Required task: Images are not part of the copy; write out the rest of the data exactly as given.

☆ ☆ ☆ ☆ ☆

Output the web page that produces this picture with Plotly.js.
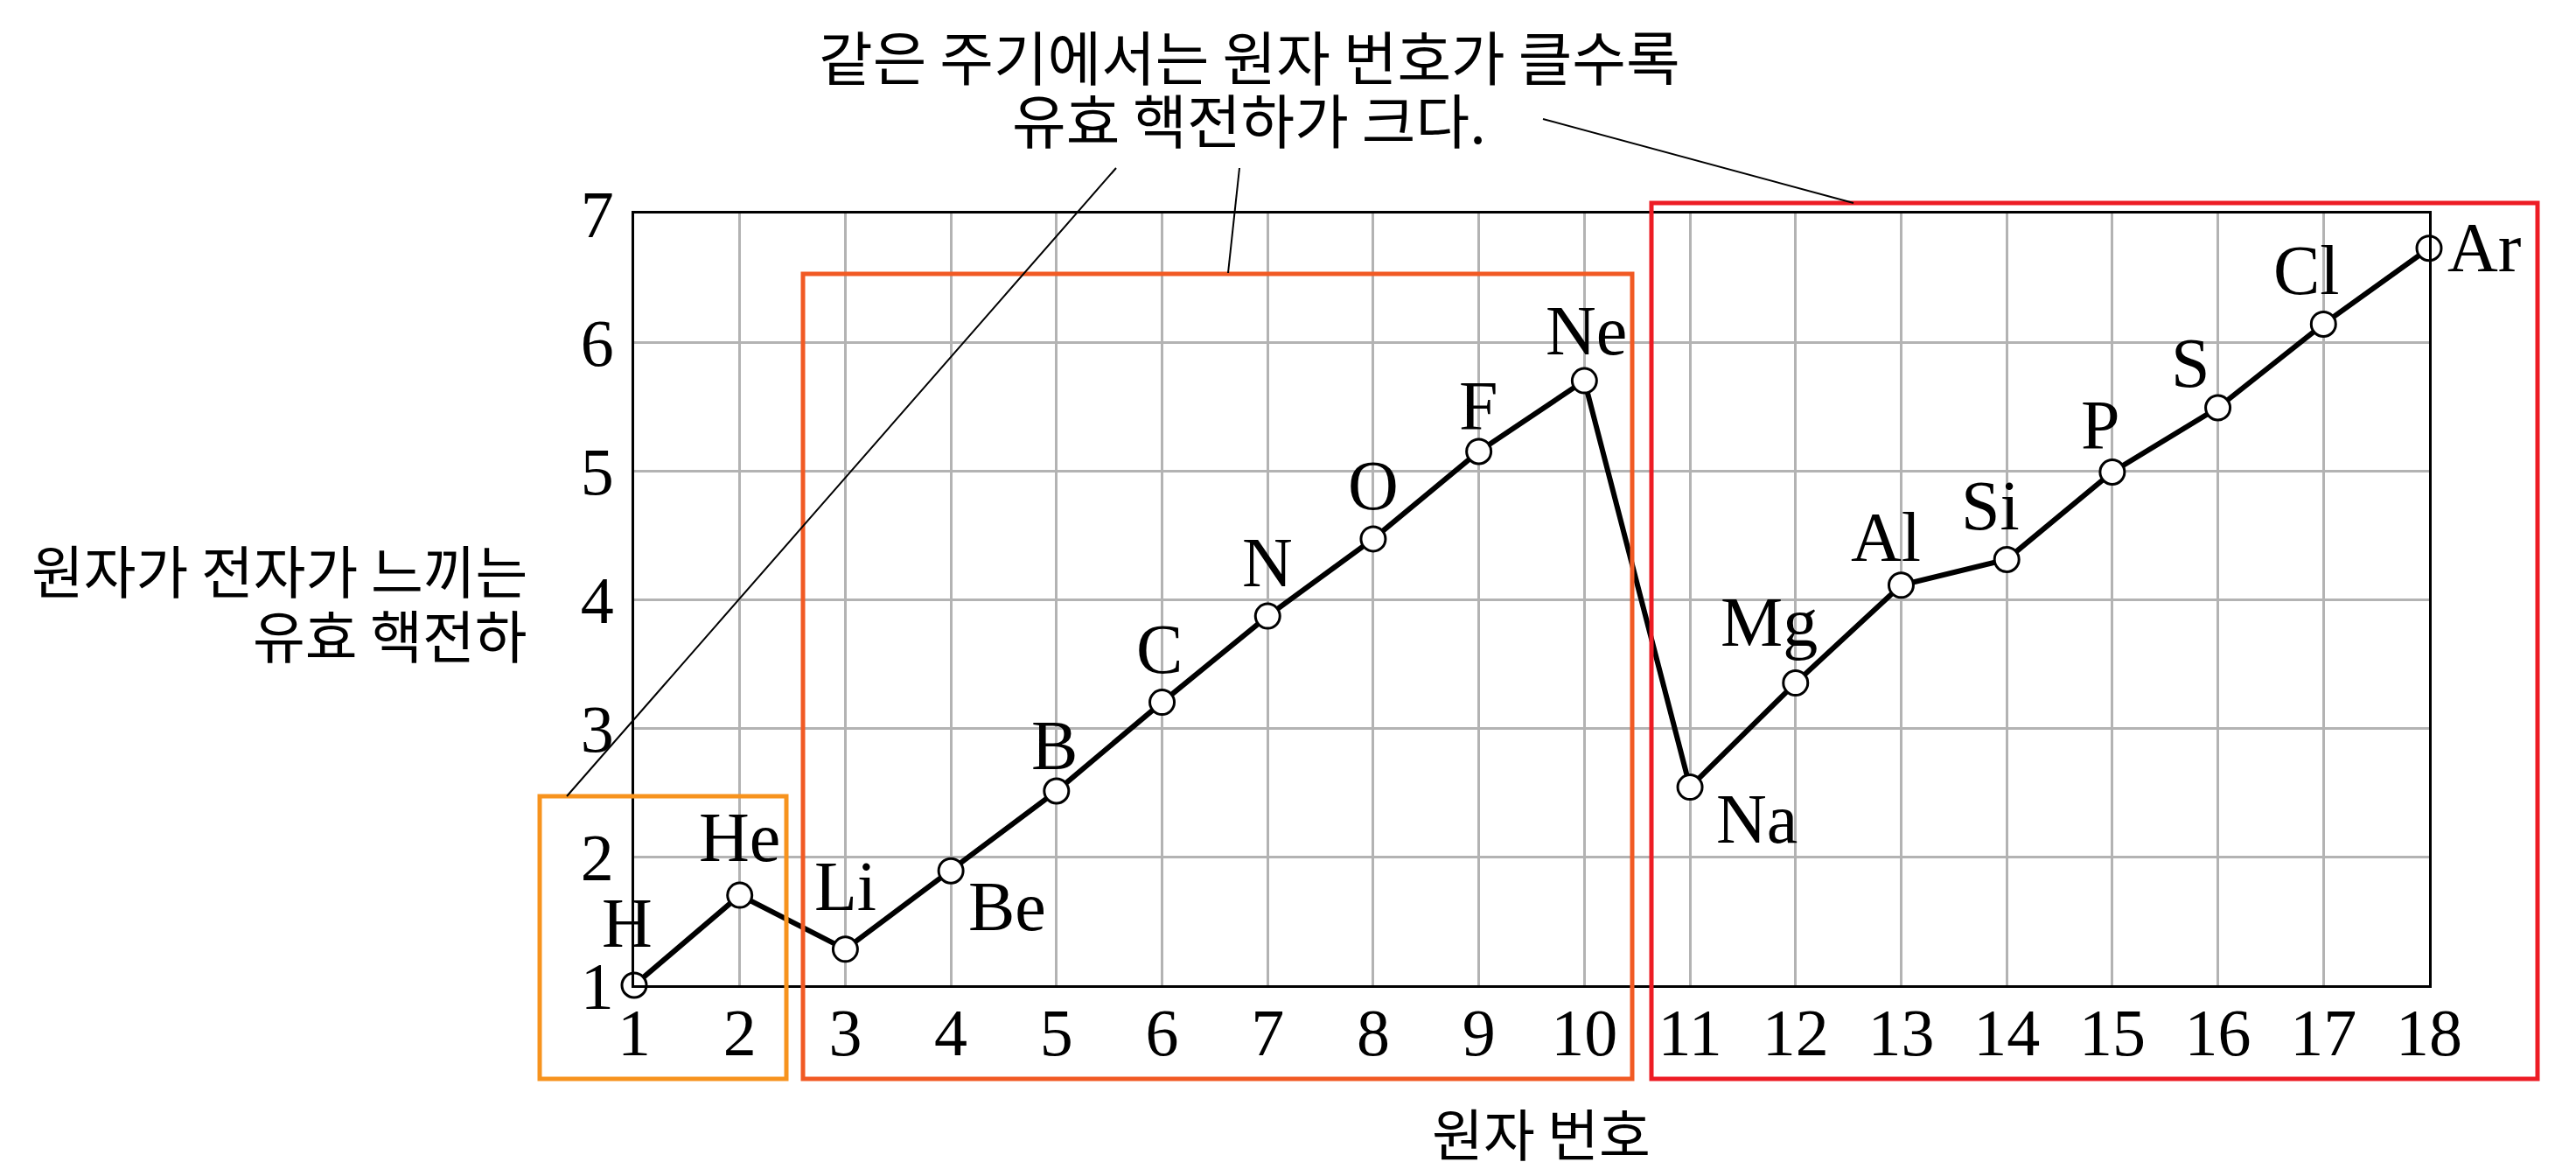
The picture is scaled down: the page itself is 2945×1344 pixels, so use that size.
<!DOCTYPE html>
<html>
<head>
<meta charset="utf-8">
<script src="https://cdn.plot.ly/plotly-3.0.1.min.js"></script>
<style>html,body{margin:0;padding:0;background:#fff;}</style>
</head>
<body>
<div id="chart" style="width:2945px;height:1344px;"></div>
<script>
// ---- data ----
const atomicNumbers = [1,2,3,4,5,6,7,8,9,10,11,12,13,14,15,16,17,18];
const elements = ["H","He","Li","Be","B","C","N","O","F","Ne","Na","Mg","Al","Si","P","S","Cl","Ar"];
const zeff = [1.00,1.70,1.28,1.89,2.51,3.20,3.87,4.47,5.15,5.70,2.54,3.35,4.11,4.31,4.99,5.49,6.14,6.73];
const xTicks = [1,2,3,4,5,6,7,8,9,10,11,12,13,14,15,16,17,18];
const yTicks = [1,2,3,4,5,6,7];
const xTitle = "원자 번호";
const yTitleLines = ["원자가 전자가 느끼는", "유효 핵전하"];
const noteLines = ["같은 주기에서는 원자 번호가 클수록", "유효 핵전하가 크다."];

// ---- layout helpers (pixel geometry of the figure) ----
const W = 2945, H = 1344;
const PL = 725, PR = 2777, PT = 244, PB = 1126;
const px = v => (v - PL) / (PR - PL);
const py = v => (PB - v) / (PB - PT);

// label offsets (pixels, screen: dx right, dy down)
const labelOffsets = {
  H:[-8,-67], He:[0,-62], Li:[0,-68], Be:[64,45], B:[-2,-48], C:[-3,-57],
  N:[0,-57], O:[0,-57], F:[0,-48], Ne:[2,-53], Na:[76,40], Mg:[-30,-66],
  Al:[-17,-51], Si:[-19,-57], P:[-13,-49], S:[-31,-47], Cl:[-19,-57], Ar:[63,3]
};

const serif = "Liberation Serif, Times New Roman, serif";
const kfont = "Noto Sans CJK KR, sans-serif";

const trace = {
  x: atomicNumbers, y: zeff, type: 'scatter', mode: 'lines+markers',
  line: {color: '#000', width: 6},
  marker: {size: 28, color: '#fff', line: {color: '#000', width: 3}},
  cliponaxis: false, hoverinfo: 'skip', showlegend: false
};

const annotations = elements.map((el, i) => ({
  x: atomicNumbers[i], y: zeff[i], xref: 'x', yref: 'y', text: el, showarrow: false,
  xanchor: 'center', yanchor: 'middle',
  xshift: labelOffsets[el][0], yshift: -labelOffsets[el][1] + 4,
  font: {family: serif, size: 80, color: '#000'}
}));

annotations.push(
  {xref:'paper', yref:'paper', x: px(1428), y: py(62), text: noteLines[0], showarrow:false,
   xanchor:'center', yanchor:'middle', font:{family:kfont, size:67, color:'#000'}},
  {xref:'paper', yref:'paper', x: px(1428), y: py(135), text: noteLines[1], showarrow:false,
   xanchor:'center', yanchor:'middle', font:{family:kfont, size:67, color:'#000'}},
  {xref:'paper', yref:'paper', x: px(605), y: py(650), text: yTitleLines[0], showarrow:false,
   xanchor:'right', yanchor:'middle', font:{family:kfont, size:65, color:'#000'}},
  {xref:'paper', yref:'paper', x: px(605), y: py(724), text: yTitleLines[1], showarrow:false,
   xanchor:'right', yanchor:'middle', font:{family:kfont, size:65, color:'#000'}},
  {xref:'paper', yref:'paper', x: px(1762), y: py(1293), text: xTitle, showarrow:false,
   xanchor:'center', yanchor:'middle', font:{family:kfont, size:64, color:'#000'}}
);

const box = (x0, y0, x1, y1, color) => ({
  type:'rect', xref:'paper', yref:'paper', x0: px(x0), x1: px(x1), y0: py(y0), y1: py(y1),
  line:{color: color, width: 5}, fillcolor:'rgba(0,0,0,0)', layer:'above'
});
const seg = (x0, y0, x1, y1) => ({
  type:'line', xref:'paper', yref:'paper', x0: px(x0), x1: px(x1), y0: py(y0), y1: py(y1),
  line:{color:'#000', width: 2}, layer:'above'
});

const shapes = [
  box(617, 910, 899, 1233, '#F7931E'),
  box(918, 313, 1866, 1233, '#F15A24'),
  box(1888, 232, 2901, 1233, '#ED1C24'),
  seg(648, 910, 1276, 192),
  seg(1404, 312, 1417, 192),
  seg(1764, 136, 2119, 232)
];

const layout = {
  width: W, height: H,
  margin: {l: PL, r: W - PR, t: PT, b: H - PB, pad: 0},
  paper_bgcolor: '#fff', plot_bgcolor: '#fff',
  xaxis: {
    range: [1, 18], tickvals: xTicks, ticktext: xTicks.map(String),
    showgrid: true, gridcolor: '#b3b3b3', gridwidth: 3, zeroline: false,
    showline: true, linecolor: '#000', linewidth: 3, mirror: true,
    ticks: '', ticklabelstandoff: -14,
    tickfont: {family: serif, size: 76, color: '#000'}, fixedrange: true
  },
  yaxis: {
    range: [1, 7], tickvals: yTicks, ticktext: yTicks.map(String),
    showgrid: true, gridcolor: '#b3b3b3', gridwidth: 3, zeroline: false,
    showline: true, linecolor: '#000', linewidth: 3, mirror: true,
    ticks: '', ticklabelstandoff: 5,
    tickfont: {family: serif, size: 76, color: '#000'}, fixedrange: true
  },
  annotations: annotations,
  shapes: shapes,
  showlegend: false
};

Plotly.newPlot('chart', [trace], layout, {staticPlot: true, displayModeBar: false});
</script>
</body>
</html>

☆ ☆ ☆ ☆ ☆

Output for this exercise:
Output the web page that produces this picture with Plotly.js.
The picture is scaled down: the page itself is 2945×1344 pixels, so use that size.
<!DOCTYPE html>
<html>
<head>
<meta charset="utf-8">
<script src="https://cdn.plot.ly/plotly-3.0.1.min.js"></script>
<style>html,body{margin:0;padding:0;background:#fff;}</style>
</head>
<body>
<div id="chart" style="width:2945px;height:1344px;"></div>
<script>
// ---- data ----
const atomicNumbers = [1,2,3,4,5,6,7,8,9,10,11,12,13,14,15,16,17,18];
const elements = ["H","He","Li","Be","B","C","N","O","F","Ne","Na","Mg","Al","Si","P","S","Cl","Ar"];
const zeff = [1.00,1.70,1.28,1.89,2.51,3.20,3.87,4.47,5.15,5.70,2.54,3.35,4.11,4.31,4.99,5.49,6.14,6.73];
const xTicks = [1,2,3,4,5,6,7,8,9,10,11,12,13,14,15,16,17,18];
const yTicks = [1,2,3,4,5,6,7];
const xTitle = "원자 번호";
const yTitleLines = ["원자가 전자가 느끼는", "유효 핵전하"];
const noteLines = ["같은 주기에서는 원자 번호가 클수록", "유효 핵전하가 크다."];

// ---- layout helpers (pixel geometry of the figure) ----
const W = 2945, H = 1344;
const PL = 725, PR = 2777, PT = 244, PB = 1126;
const px = v => (v - PL) / (PR - PL);
const py = v => (PB - v) / (PB - PT);

// label offsets (pixels, screen: dx right, dy down)
const labelOffsets = {
  H:[-8,-67], He:[0,-62], Li:[0,-68], Be:[64,45], B:[-2,-48], C:[-3,-57],
  N:[0,-57], O:[0,-57], F:[0,-48], Ne:[2,-53], Na:[76,40], Mg:[-30,-66],
  Al:[-17,-51], Si:[-19,-57], P:[-13,-49], S:[-31,-47], Cl:[-19,-57], Ar:[63,3]
};

const serif = "Liberation Serif, Times New Roman, serif";
const kfont = "Noto Sans CJK KR, sans-serif";

const trace = {
  x: atomicNumbers, y: zeff, type: 'scatter', mode: 'lines+markers',
  line: {color: '#000', width: 6},
  marker: {size: 28, color: '#fff', line: {color: '#000', width: 3}},
  cliponaxis: false, hoverinfo: 'skip', showlegend: false
};

const annotations = elements.map((el, i) => ({
  x: atomicNumbers[i], y: zeff[i], xref: 'x', yref: 'y', text: el, showarrow: false,
  xanchor: 'center', yanchor: 'middle',
  xshift: labelOffsets[el][0], yshift: -labelOffsets[el][1] + 4,
  font: {family: serif, size: 80, color: '#000'}
}));

annotations.push(
  {xref:'paper', yref:'paper', x: px(1428), y: py(62), text: noteLines[0], showarrow:false,
   xanchor:'center', yanchor:'middle', font:{family:kfont, size:67, color:'#000'}},
  {xref:'paper', yref:'paper', x: px(1428), y: py(135), text: noteLines[1], showarrow:false,
   xanchor:'center', yanchor:'middle', font:{family:kfont, size:67, color:'#000'}},
  {xref:'paper', yref:'paper', x: px(605), y: py(650), text: yTitleLines[0], showarrow:false,
   xanchor:'right', yanchor:'middle', font:{family:kfont, size:65, color:'#000'}},
  {xref:'paper', yref:'paper', x: px(605), y: py(724), text: yTitleLines[1], showarrow:false,
   xanchor:'right', yanchor:'middle', font:{family:kfont, size:65, color:'#000'}},
  {xref:'paper', yref:'paper', x: px(1762), y: py(1293), text: xTitle, showarrow:false,
   xanchor:'center', yanchor:'middle', font:{family:kfont, size:64, color:'#000'}}
);

const box = (x0, y0, x1, y1, color) => ({
  type:'rect', xref:'paper', yref:'paper', x0: px(x0), x1: px(x1), y0: py(y0), y1: py(y1),
  line:{color: color, width: 5}, fillcolor:'rgba(0,0,0,0)', layer:'above'
});
const seg = (x0, y0, x1, y1) => ({
  type:'line', xref:'paper', yref:'paper', x0: px(x0), x1: px(x1), y0: py(y0), y1: py(y1),
  line:{color:'#000', width: 2}, layer:'above'
});

const shapes = [
  box(617, 910, 899, 1233, '#F7931E'),
  box(918, 313, 1866, 1233, '#F15A24'),
  box(1888, 232, 2901, 1233, '#ED1C24'),
  seg(648, 910, 1276, 192),
  seg(1404, 312, 1417, 192),
  seg(1764, 136, 2119, 232)
];

const layout = {
  width: W, height: H,
  margin: {l: PL, r: W - PR, t: PT, b: H - PB, pad: 0},
  paper_bgcolor: '#fff', plot_bgcolor: '#fff',
  xaxis: {
    range: [1, 18], tickvals: xTicks, ticktext: xTicks.map(String),
    showgrid: true, gridcolor: '#b3b3b3', gridwidth: 3, zeroline: false,
    showline: true, linecolor: '#000', linewidth: 3, mirror: true,
    ticks: '', ticklabelstandoff: -14,
    tickfont: {family: serif, size: 76, color: '#000'}, fixedrange: true
  },
  yaxis: {
    range: [1, 7], tickvals: yTicks, ticktext: yTicks.map(String),
    showgrid: true, gridcolor: '#b3b3b3', gridwidth: 3, zeroline: false,
    showline: true, linecolor: '#000', linewidth: 3, mirror: true,
    ticks: '', ticklabelstandoff: 5,
    tickfont: {family: serif, size: 76, color: '#000'}, fixedrange: true
  },
  annotations: annotations,
  shapes: shapes,
  showlegend: false
};

Plotly.newPlot('chart', [trace], layout, {staticPlot: true, displayModeBar: false});
</script>
</body>
</html>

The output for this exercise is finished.